Is it possible that the wife is just a pain in the ass in some way? Yes, that’s possible. I would think the OP would know if the wife comes across as a pain in the ass, as the OP knows her. He might not find her annoying, but surely with a little insight one can tell if their friends are capable of rubbing others the wrong way. The insight of the OP’s wife may not may not be dispositive, it is hard to be sure.

Is it also possible that the examples of the clique members not being social is only telling part of the story? Seems quite reasonable to me. It’s one thing to be annoyed at your coworkers for not inviting you to things, it’s a more serious matter if that “Heathers” type attitude bleeds over into professional situations, like passive-aggressiveness, eye-rolling, sandbagging, whispering and rumor-spreading, etc. But just hearing about a clique of 20-somethings who have known each other since school and all work in the same job doesn’t exactly strike me as very… open-minded people who are interested in new social experiences.

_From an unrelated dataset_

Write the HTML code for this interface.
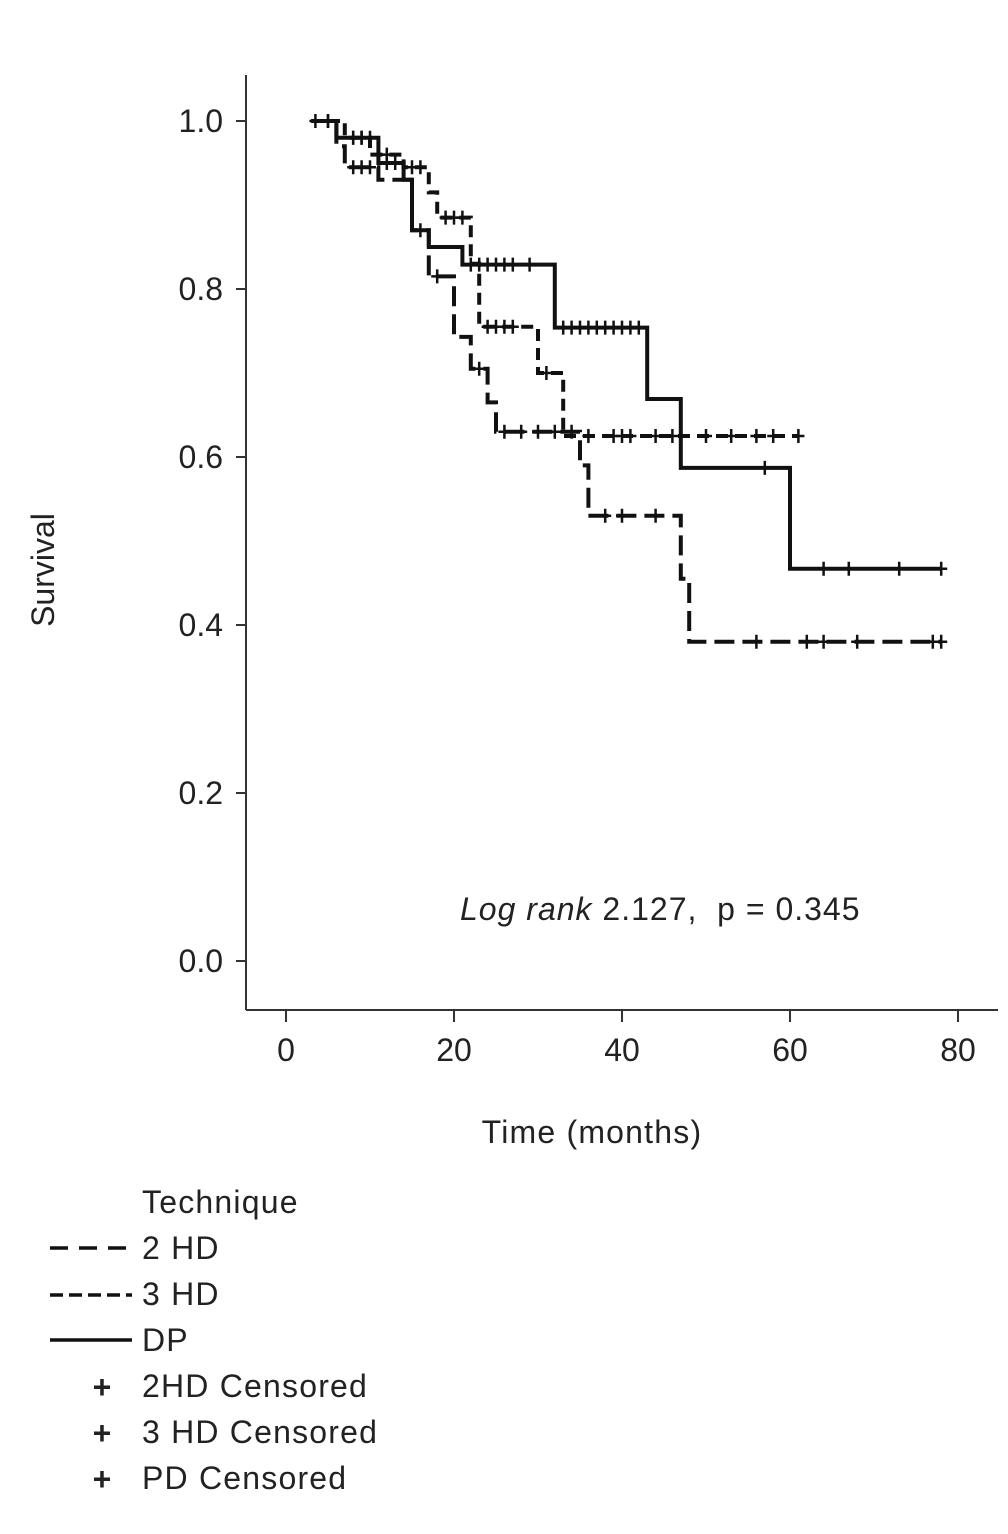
<!DOCTYPE html>
<html><head><meta charset="utf-8"><style>
html,body{margin:0;padding:0;background:#fff;}
svg{display:block;}
text{font-family:"Liberation Sans",sans-serif;fill:#222;}
.lg{letter-spacing:1.2px;}
</style></head><body>
<svg id="chart" width="1008" height="1534" viewBox="0 0 1008 1534" xmlns="http://www.w3.org/2000/svg">
<g id="axes"></g>
<g id="series"></g>
<text x="460" y="920" font-size="32" style="white-space:pre;letter-spacing:1px"><tspan font-style="italic">Log rank</tspan> 2.127,  p = 0.345</text>
<text x="592" y="1143" font-size="32" text-anchor="middle" class="lg">Time (months)</text>
<text transform="translate(54,570) rotate(-90)" font-size="32" text-anchor="middle">Survival</text>
<g>
<text x="142" y="1213" font-size="32" class="lg">Technique</text>
<line x1="50" y1="1248" x2="132" y2="1248" stroke="#111" stroke-width="3.5" stroke-dasharray="18,11"/>
<text x="142" y="1259" font-size="32" class="lg">2 HD</text>
<line x1="50" y1="1295" x2="132" y2="1295" stroke="#111" stroke-width="3.5" stroke-dasharray="13,6"/>
<text x="142" y="1305" font-size="32" class="lg">3 HD</text>
<line x1="50" y1="1340" x2="132" y2="1340" stroke="#111" stroke-width="3.5"/>
<text x="142" y="1351" font-size="32" class="lg">DP</text>
<text x="102" y="1398" font-size="32" font-weight="bold" text-anchor="middle">+</text>
<text x="142" y="1397" font-size="32" class="lg">2HD Censored</text>
<text x="102" y="1444" font-size="32" font-weight="bold" text-anchor="middle">+</text>
<text x="142" y="1443" font-size="32" class="lg">3 HD Censored</text>
<text x="102" y="1490" font-size="32" font-weight="bold" text-anchor="middle">+</text>
<text x="142" y="1489" font-size="32" class="lg">PD Censored</text>
</g>
</svg>
<script>
const xTicks=[0,20,40,60,80];
const yTicks=[0.0,0.2,0.4,0.6,0.8,1.0];
// step times and survival values (survival after the step at that time)
const dpTimes=[3,6,11,14,15,17,21,32,43,47,60,78];
const dpSurv=[1.0,0.98,0.95,0.93,0.87,0.85,0.829,0.754,0.669,0.587,0.467,0.467];
const dpCens=[3.5,5,8,9,10,12,13,16,22,23,24,25,26,27,29,33,34,35,36,37,38,39,40,41,42,57,64,67,73,78];
const hd3Times=[5,7,10,14,17,18,22,23,30,33,61];
const hd3Surv=[1.0,0.98,0.96,0.945,0.915,0.885,0.83,0.755,0.70,0.625,0.625];
const hd3Cens=[8,9,11,12,15,16,19,20,21,24,25,26,27,31,36,39,40,41,44,46,50,53,56,58,61];
const hd2Times=[3,6,7,11,15,17,20,22,24,25,35,36,47,48,78];
const hd2Surv=[1.0,0.97,0.945,0.93,0.87,0.815,0.743,0.705,0.665,0.63,0.59,0.53,0.455,0.38,0.38];
const hd2Cens=[5,8,9,10,18,23,26,28,30,32,34,38,40,44,56,62,64,68,77,78];

const X0=286,PXM=8.4,Y0=961,PYU=840;
const sx=v=>X0+v*PXM, sy=v=>Y0-v*PYU;
const NS='http://www.w3.org/2000/svg';
const axes=document.getElementById('axes'), series=document.getElementById('series');
function mk(tag,attrs,parent){const e=document.createElementNS(NS,tag);for(const k in attrs)e.setAttribute(k,attrs[k]);parent.appendChild(e);return e;}
let e;
e=mk('line',{x1:246,y1:75,x2:246,y2:1010,stroke:'#333','stroke-width':2},axes);


e=mk('line',{x1:246,y1:1010,x2:998,y2:1010,stroke:'#333','stroke-width':2},axes);


xTicks.forEach(t=>{
 e=mk('line',{x1:sx(t),y1:1010,x2:sx(t),y2:1022,stroke:'#333','stroke-width':2},axes);
 
 
 e=mk('text',{x:sx(t),y:1061,'font-size':32,'text-anchor':'middle'},axes);e.textContent=t;
 
 
});
yTicks.forEach(t=>{
 e=mk('line',{x1:236,y1:sy(t),x2:246,y2:sy(t),stroke:'#333','stroke-width':2},axes);
 
 
 e=mk('text',{x:223,y:sy(t)+11,'font-size':32,'text-anchor':'end'},axes);e.textContent=t.toFixed(1);
 
 
});
function survAt(times,surv,t){let s=surv[0];for(let i=0;i<times.length;i++){if(times[i]<=t)s=surv[i];}return s;}
function drawSeries(times,surv,cens,dash,name){
 let d='M'+sx(times[0])+','+sy(surv[0]);
 for(let i=1;i<times.length;i++){d+=' H'+sx(times[i])+' V'+sy(surv[i]);}
 const g=mk('g',{},series);
 
 
 e=mk('path',{d:d,fill:'none',stroke:'#111','stroke-width':4,'stroke-dasharray':dash},g);
 
 
 cens.forEach(c=>{
  const x=sx(c),y=sy(survAt(times,surv,c));
  e=mk('path',{d:`M${x},${y-7} V${y+7} M${x-6},${y} H${x+6}`,stroke:'#111','stroke-width':2.5},g);
  
  
 });
}
drawSeries(hd2Times,hd2Surv,hd2Cens,'20,8','hd2');
drawSeries(hd3Times,hd3Surv,hd3Cens,'12,7','hd3');
drawSeries(dpTimes,dpSurv,dpCens,'none','dp');
</script>
</body></html>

If the job was not strictly necessary for the family income or whatnot, I can see that putting up with teenagers playing dress-up in the workplace may be too much to take.

She worked in a small office job; there were only 17 employees in the whole company. She acted like she was being treated like a pariah.

My last job was like this to the extreme, to the point where people weren’t even professional anymore. In an office where everyone was over 30. It was a snake pit.

I’m too old to play clique-y games, so I was friendly with everyone. Even the queen bees, because it infuriated them. You could see the wheels turning in their heads, haven’t I been mean enough? Why doesn’t she get it? That part was fun.